What the task asks: Write out every line exactly, from the start of the records below to the line with "age_55_plus = [0, 3, 7]", and stop there. Don't write out the pictures.

----

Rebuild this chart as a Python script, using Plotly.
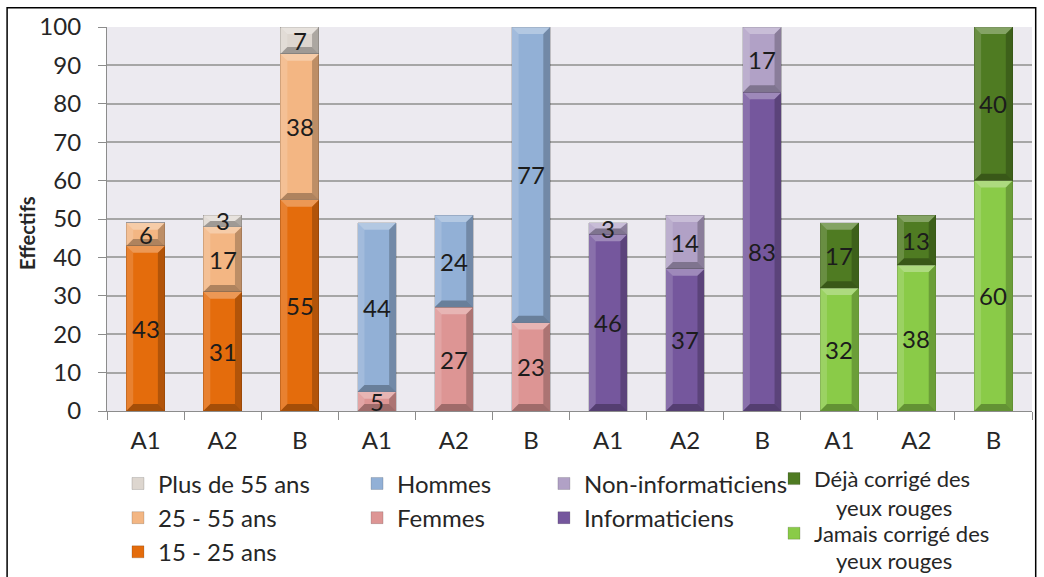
import plotly.graph_objects as go

# Category positions (four groups of A1 / A2 / B)
tick_labels = ["A1", "A2", "B"] * 4
positions = list(range(12))

# Age groups
age_x = [0, 1, 2]
age_15_25 = [43, 31, 55]
age_25_55 = [6, 17, 38]
age_55_plus = [0, 3, 7]

# Gender
gender_x = [3, 4, 5]
femmes = [5, 27, 23]
hommes = [44, 24, 77]

# IT profile
info_x = [6, 7, 8]
informaticiens = [46, 37, 83]
non_informaticiens = [3, 14, 17]

# Red-eye correction
yeux_x = [9, 10, 11]
jamais = [32, 38, 60]
deja = [17, 13, 40]
yeux_suffix = "yeux rouges"

BAR_W = 0.5
FONT = "Lato"
TXT = "#262626"
FS = 24
FS_YEUX = 22

# (legend label, x, values, colour, legend id, legend rank), bottom segment first within each group
series = [
    ("15 - 25 ans", age_x, age_15_25, "#E46C0C", "legend", 3),
    ("25 - 55 ans", age_x, age_25_55, "#F3B683", "legend", 2),
    ("Plus de 55 ans", age_x, age_55_plus, "#DDD6CF", "legend", 1),
    ("Femmes", gender_x, femmes, "#DD9594", "legend2", 2),
    ("Hommes", gender_x, hommes, "#92B0D6", "legend2", 1),
    ("Informaticiens", info_x, informaticiens, "#75579D", "legend3", 2),
    ("Non-informaticiens", info_x, non_informaticiens, "#B1A1C6", "legend3", 1),
    ("Jamais corrigé des", yeux_x, jamais, "#8ACB48", "legend4", 2),
    ("Déjà corrigé des", yeux_x, deja, "#4F7B22", "legend4", 1),
]

fig = go.Figure()
shapes = []
annotations = []
stack_top = {p: 0 for p in positions}

# bevel sizes expressed in data units
BEV_X = 0.09
BEV_Y = 1.8

for name, xs, vals, color, leg, rank in series:
    bases = [stack_top[x] for x in xs]
    fig.add_trace(go.Bar(
        x=xs, y=vals, base=bases, name=name, width=BAR_W,
        marker=dict(color=color, line=dict(width=0.6, color="rgba(0,0,0,0.25)")),
        legend=leg, legendgroup=name, legendrank=rank,
        hoverinfo="skip",
    ))
    for x, b, v in zip(xs, bases, vals):
        if v <= 0:
            continue
        x0, x1 = x - BAR_W / 2, x + BAR_W / 2
        y0, y1 = b, b + v
        by = min(BEV_Y, v / 2)
        bx = BEV_X
        # mitred bevel frame: top light, left light, right dark, bottom dark
        frame = [
            (f"M{x0},{y1} L{x1},{y1} L{x1-bx},{y1-by} L{x0+bx},{y1-by} Z", "rgba(255,255,255,0.30)"),
            (f"M{x0},{y0} L{x0},{y1} L{x0+bx},{y1-by} L{x0+bx},{y0+by} Z", "rgba(255,255,255,0.15)"),
            (f"M{x1},{y0} L{x1},{y1} L{x1-bx},{y1-by} L{x1-bx},{y0+by} Z", "rgba(0,0,0,0.22)"),
            (f"M{x0},{y0} L{x1},{y0} L{x1-bx},{y0+by} L{x0+bx},{y0+by} Z", "rgba(0,0,0,0.28)"),
        ]
        for path, fc in frame:
            shapes.append(dict(type="path", path=path, xref="x", yref="y",
                               fillcolor=fc, line=dict(width=0), layer="above"))
        annotations.append(dict(
            x=x, y=b + v / 2, xref="x", yref="y", text=str(v), showarrow=False,
            font=dict(family=FONT, size=FS, color="#1c1c1c"),
        ))
        stack_top[x] = y1

# y-axis title
annotations.append(dict(
    x=-0.0865, y=0.4635, xref="paper", yref="paper", text="<b>Effectifs</b>",
    textangle=-90, xanchor="center", yanchor="middle", showarrow=False,
    font=dict(family=FONT, size=20, color=TXT),
))

# second lines of the two red-eye legend entries (tighter line spacing)
for yy in (-0.25, -0.3906):
    annotations.append(dict(
        x=0.786, y=yy, xref="paper", yref="paper", text=yeux_suffix,
        xanchor="left", yanchor="middle", showarrow=False,
        font=dict(family=FONT, size=FS_YEUX, color=TXT),
    ))

# outer frame of the chart area
shapes.append(dict(type="rect", xref="paper", yref="paper",
                   x0=-0.108, x1=1.004, y0=-0.7, y1=1.05,
                   line=dict(color="black", width=1.5), fillcolor="rgba(0,0,0,0)",
                   layer="below"))

legend_common = dict(
    orientation="v", yanchor="top", xanchor="left",
    xref="container", yref="container",
    bgcolor="rgba(0,0,0,0)", traceorder="grouped",
    itemwidth=30,
)
leg_font = dict(family=FONT, size=FS, color=TXT)

LEG_Y = 0.2004

fig.update_layout(
    width=1044, height=577,
    margin=dict(l=107, r=12, t=27, b=166, autoexpand=False),
    paper_bgcolor="white",
    plot_bgcolor="#ECEAF0",
    barmode="stack",
    font=dict(family=FONT, size=FS, color=TXT),
    shapes=shapes,
    annotations=annotations,
    xaxis=dict(
        range=[-0.5, 11.5], tickmode="array", tickvals=positions, ticktext=tick_labels,
        ticks="", showgrid=False, showline=True, linecolor="#8C8C8C", linewidth=1.2,
        tickfont=dict(family=FONT, size=FS, color=TXT), ticklabelstandoff=8,
        minor=dict(tick0=-0.5, dtick=1, ticks="outside", ticklen=8, tickcolor="#8C8C8C"),
        zeroline=False, fixedrange=True,
    ),
    yaxis=dict(
        range=[0, 100], dtick=10, showgrid=True, gridcolor="#A6A6A6", gridwidth=1.5,
        showline=True, linecolor="#8C8C8C", linewidth=1.2,
        ticks="outside", ticklen=8, tickcolor="#8C8C8C",
        tickfont=dict(family=FONT, size=FS, color=TXT), ticklabelstandoff=12,
        zeroline=False, fixedrange=True,
    ),
    legend=dict(x=0.113, y=LEG_Y, tracegroupgap=0, font=leg_font, **legend_common),
    legend2=dict(x=0.342, y=LEG_Y, tracegroupgap=0, font=leg_font, **legend_common),
    legend3=dict(x=0.521, y=LEG_Y, tracegroupgap=0, font=leg_font, **legend_common),
    legend4=dict(x=0.7414, y=0.2066, tracegroupgap=23,
                 font=dict(family=FONT, size=FS_YEUX, color=TXT), **legend_common),
    showlegend=True,
)

fig.write_html("out.html")
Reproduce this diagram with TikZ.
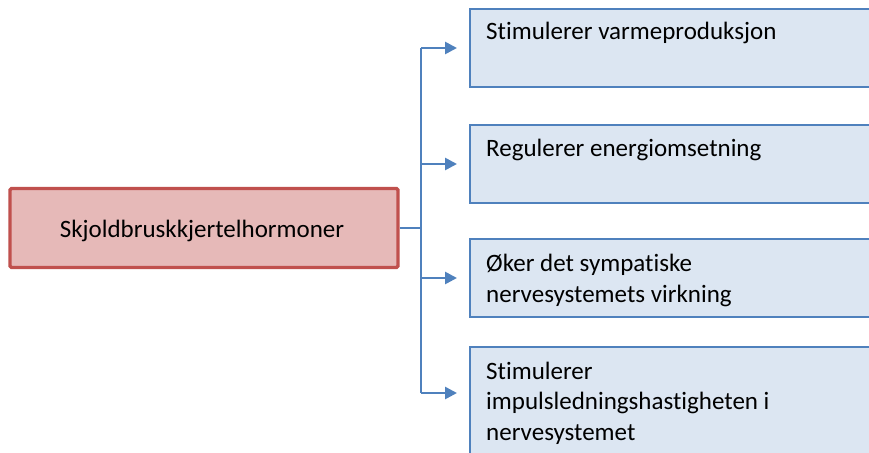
\documentclass[tikz,border=0pt]{standalone}
\usepackage{fontspec}
\setmainfont[Ligatures=NoCommon]{Carlito}
\usetikzlibrary{calc,arrows.meta}
\definecolor{redline}{HTML}{C0504D}
\definecolor{redfill}{HTML}{E6B9B8}
\definecolor{blueline}{HTML}{4F81BD}
\definecolor{bluefill}{HTML}{DCE6F2}
\begin{document}
\begin{tikzpicture}[x=1pt,y=-1pt,
  rootbox/.style={draw=redline,fill=redfill,line width=3.2pt,rounded corners=1.5pt,minimum width=388pt,minimum height=79pt,inner sep=0pt},
  leafbox/.style={draw=blueline,fill=bluefill,line width=2pt,minimum width=430pt,minimum height=78pt,inner sep=0pt,anchor=north west},
  leaftext/.style={anchor=base west,align=left,inner sep=0pt,font=\fontsize{25}{30.5}\selectfont},
  conn/.style={draw=blueline,line width=2.6pt},
  arr/.style={conn,-{Triangle[length=12pt,width=12pt]},shorten >=12pt}]
\useasboundingbox (0,0) rectangle (869,452);
\clip (0,0) rectangle (869,452);
\fill[white] (0,0) rectangle (869,452);
\node[rootbox] (root) at (204,228) {};
\node[anchor=base,inner sep=0pt,font=\fontsize{25}{30}\selectfont] (rt) at (202,237) {Skjoldbruskkjertelhormoner};
\node[leafbox] (b1) at (469,8) {};
\node[leafbox] (b2) at (469,124) {};
\node[leafbox] (b3) at (469,238) {};
\node[leafbox,minimum height=130pt] (b4) at (469,346) {};
\node[leaftext] (t1) at (486,40) {Stimulerer varmeproduksjon};
\node[leaftext] (t2) at (486,156) {Regulerer energiomsetning};
\node[leaftext] (t3) at (486,302) {Øker det sympatiske\\nervesystemets virkning};
\node[leaftext] (t4) at (486,440) {Stimulerer\\impulsledningshastigheten i\\nervesystemet};
\coordinate (jn) at (421,228);
\coordinate (a4) at ($(b4.north west)+(0,47)$);
\draw[conn] (root.east) -- (jn);
\draw[conn] (jn |- b1.west) -- (jn |- a4);
\draw[arr] (jn |- b1.west) -- (b1.west);
\draw[arr] (jn |- b2.west) -- (b2.west);
\draw[arr] (jn |- b3.west) -- (b3.west);
\draw[arr] (jn |- a4) -- (a4);
\end{tikzpicture}
\end{document}
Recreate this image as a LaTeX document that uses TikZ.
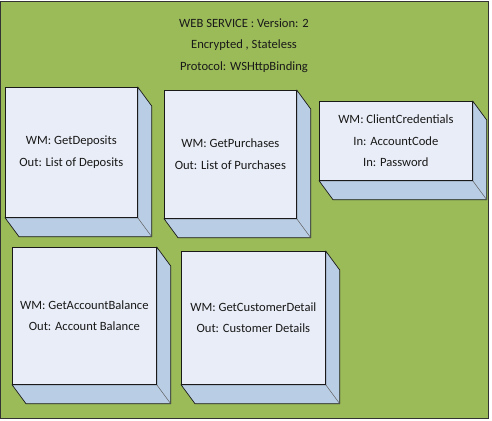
\documentclass[tikz,border=0pt]{standalone}
\usepackage{fontspec}
\setmainfont{Carlito}
\usetikzlibrary{calc}
\definecolor{bgreen}{HTML}{9BBB59}
\definecolor{facec}{HTML}{E9EDF7}
\definecolor{sidec}{HTML}{B9CDE5}
\definecolor{edgec}{HTML}{1A1A1A}
\newcommand\extrudebox[1]{%
  \filldraw[sideface] (#1.north east) -- ($(#1.north east)+(14,19)$) -- ($(#1.south east)+(14,19)$) -- ($(#1.south west)+(14,19)$) -- (#1.south west) -- (#1.south east) -- cycle;
  \draw[diag] (#1.south east) -- ($(#1.south east)+(14,19)$);
  \draw[edge] (#1.north west) rectangle (#1.south east);
}
\begin{document}
\begin{tikzpicture}[x=1pt,y=-1pt,
  facebox/.style={draw=edgec, line width=0.7pt, fill=facec, inner sep=0pt, align=center,
    font=\fontsize{12.6}{21.5}\selectfont, anchor=north west, text=black!90},
  sideface/.style={draw=edgec, line width=0.7pt, fill=sidec, line join=round},
  diag/.style={draw=edgec!70, line width=0.5pt},
  edge/.style={draw=edgec, line width=0.7pt},
  titletext/.style={align=center, font=\fontsize{12.6}{21.5}\selectfont, text=black!90, inner sep=0pt}]
\useasboundingbox (0,0) rectangle (492,420);
\fill[white] (0,0) rectangle (492,420);
\filldraw[fill=bgreen, draw=black!80, line width=0.8pt] (0,1) rectangle (488,418);
\node[titletext] (title) at (244,45.5) {WEB SERVICE : Version: 2\\Encrypted , Stateless\\Protocol: WSHttpBinding};
\node[facebox, minimum width=132pt, minimum height=130pt] (dep) at (5,87) {WM: GetDeposits\\Out: List of Deposits};
\node[facebox, minimum width=132pt, minimum height=128pt] (pur) at (164,90) {WM: GetPurchases\\Out: List of Purchases};
\node[facebox, minimum width=153pt, minimum height=79pt] (cred) at (319,101) {WM: ClientCredentials\\In: AccountCode\\In: Password};
\node[facebox, minimum width=144pt, minimum height=137pt] (bal) at (12,247) {WM: GetAccountBalance\\Out: Account Balance};
\node[facebox, minimum width=144pt, minimum height=133pt] (cust) at (181,251) {WM: GetCustomerDetail\\Out: Customer Details};
\extrudebox{dep}
\extrudebox{pur}
\extrudebox{cred}
\extrudebox{bal}
\extrudebox{cust}
\end{tikzpicture}
\end{document}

----

Result of the task:
Rebuild this chart as a Python script, using Plotly.
import plotly.graph_objects as go

# Category positions (four groups of A1 / A2 / B)
tick_labels = ["A1", "A2", "B"] * 4
positions = list(range(12))

# Age groups
age_x = [0, 1, 2]
age_15_25 = [43, 31, 55]
age_25_55 = [6, 17, 38]
age_55_plus = [0, 3, 7]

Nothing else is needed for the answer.